Bigfoot (2012)
Directed by Bruce Davison
Viewed on Amazon Prime
Our Bigfoot theme is coming to an end and I’ve seen some bad Bigfoot movies and some…other bad Bigfoot movies, and I wanted to end with something a little special. I really wanted to get back to basics, so I thought what better way to do that than to go with a movie that’s simply titled Bigfoot, promising a classic Bigfoot story. Certainly, this movie won’t have explosions, excessive CGI, and a cameo by Alice Cooper! Oh, it has all those things? Well, thank god I watched it then, I was afraid this was going to be boring!
What I Was Told
Snark aside, Bigfoot (2012) was not really what I was expecting it to be given the plot summary I read. The plot summary involved a concert promoter and hippie who try to stop/protect Bigfoot after he attacks an 80s themed throwback concert. That does happen, but it is such a small part of the events of Bigfoot (2012), and I’m stunned that the person who wrote that summary didn’t even try to capitalize on the absurdity of what happens.
What I Got
Let me lay a few things out for you, the concert promoter and hippie used to be bandmates but had a falling out following the concert promoter having sex with the hippie’s mom, the planned concert stage was still being built 2 DAYS BEFORE THE CONCERT, and I don’t mean they were finishing it, I mean they were tearing down trees, on federally protected land, to then use this clearing as a stadium. The promoter and hippie, men who look to be in their 50s, get into several fistfights and action sequences that are just absurd, both in the content of what is happening and the context of where it is happening. Explosions happen. Bigfoot eats people. The national guard is called in. But the CLIMAX OF THE MOVIE involves these 2 old men punching each other. It is gloriously absurd.
Money Wisely Budgeted
A lot of crazy stuff happens here, but what I found the most interesting was the production side of the movie. I knew this was going to be a cheaply made movie, but I was stunned at just how cheap some parts were. One of the other main characters is a cop who never wears a uniform (because a uniform would cost money) and though they try to explain this away it never really makes sense. The town jail/police station/sheriff’s office is just a room with the only official decor in it being a large portrait of Barack Obama. I assumed at the beginning that this meant the production had no money, but then a giant CGI Bigfoot monster shows up for large chunks of the movie, and that isn’t cheap, neither is getting Alice Cooper to cameo, or getting a large number of people dressed in National Guard uniforms to show up on set. Hell, maybe those were real people in the National Guard and maybe those were their actual uniforms? Point is, there was a budget, and it was spent on all the right things. CGI monsters, explosions, green screen shots, and Alice Cooper are what you need to sell this movie and we got that and more.

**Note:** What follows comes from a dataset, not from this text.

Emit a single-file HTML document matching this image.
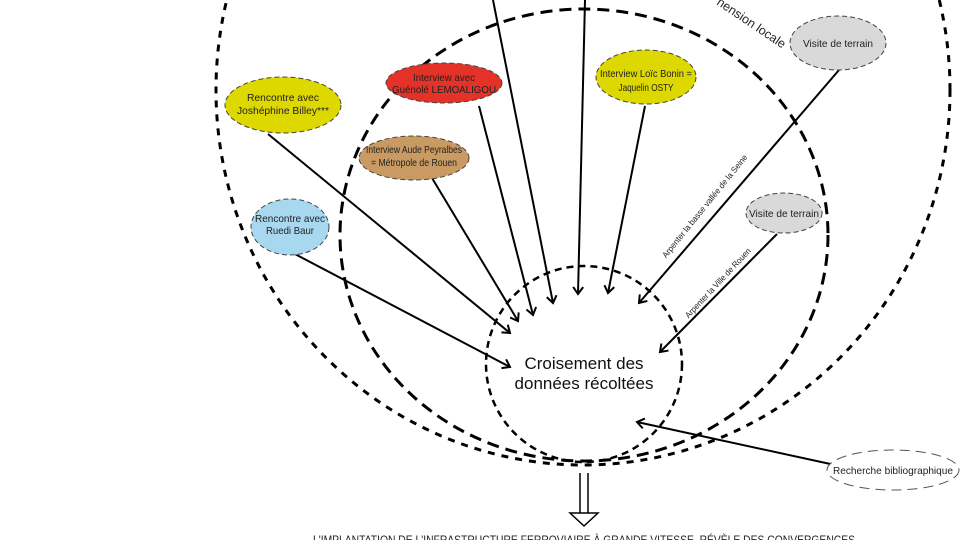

The Beauty of Acting In Low Budget Films
Now for a question no one has ever asked about Bigfoot (2012), how’s the acting? Well, they managed to get a few people who know how to act. Danny Bonaduce is here and chewing so much scenery that I’m pretty sure he’s the reason most of the sets look so barren. Everyone else is pretty okay, they’re all just doing their best to read this weird dialogue with straight faces, but Bonaduce steals almost every scene he’s in by mastering the art of acting like the biggest jackass on Earth and riding around on a motorcycle while wearing a leather jacket. Barry Williams, of Brady Bunch fame, plays opposite of Danny as the hippie Simon Quint and even though Williams can’t quite keep up with Bonaduce’s commitment to assholery, he has plenty of weird scenes where acts as some kind of hippie cult leader to an odd group of young women.
Wonderfully Absurd
I mentioned it a bit before but these characters are completely absurd, in the best ways. Bonaduce plays Harley Anderson, a hotshot radio host who for some reason is super evil and has influence on the negligent/comically evil mayor, but at the same time Williams’, as Simon Quint, is playing this ridiculous hippie who wants to save Bigfoot no matter what, even after Bigfoot starts killing his friends! And these aren’t accidental deaths, Bigfoot, who is about 20-30 feet tall, is just picking people up and eating them. But Quint just loves Bigfoot so much and ignores all this murder. It is so bizarre.
Bigfoot (2012) Is Exactly What They Wanted It To Be
So these things, absurd characters, excessive CGI, ludicrous escalation of the plot, a grand finale that boils down to a middle-aged fistfight, could be good things or bad things depending on how they’re handled. Looking at the whole thing I can’t accept that the filmmakers were not in on the joke of how absurd this movie is. Bigfoot (2012) is so absurd and tongue in cheek that trying to treat it like a “real movie” would be missing the point entirely. Like a lot of things produced by the Asylum (this film was co-produced by them), they knew exactly what they were making and if you watch it in the right setting, which is at a party with some friends over plentiful food and drink, you’ll have fun with it.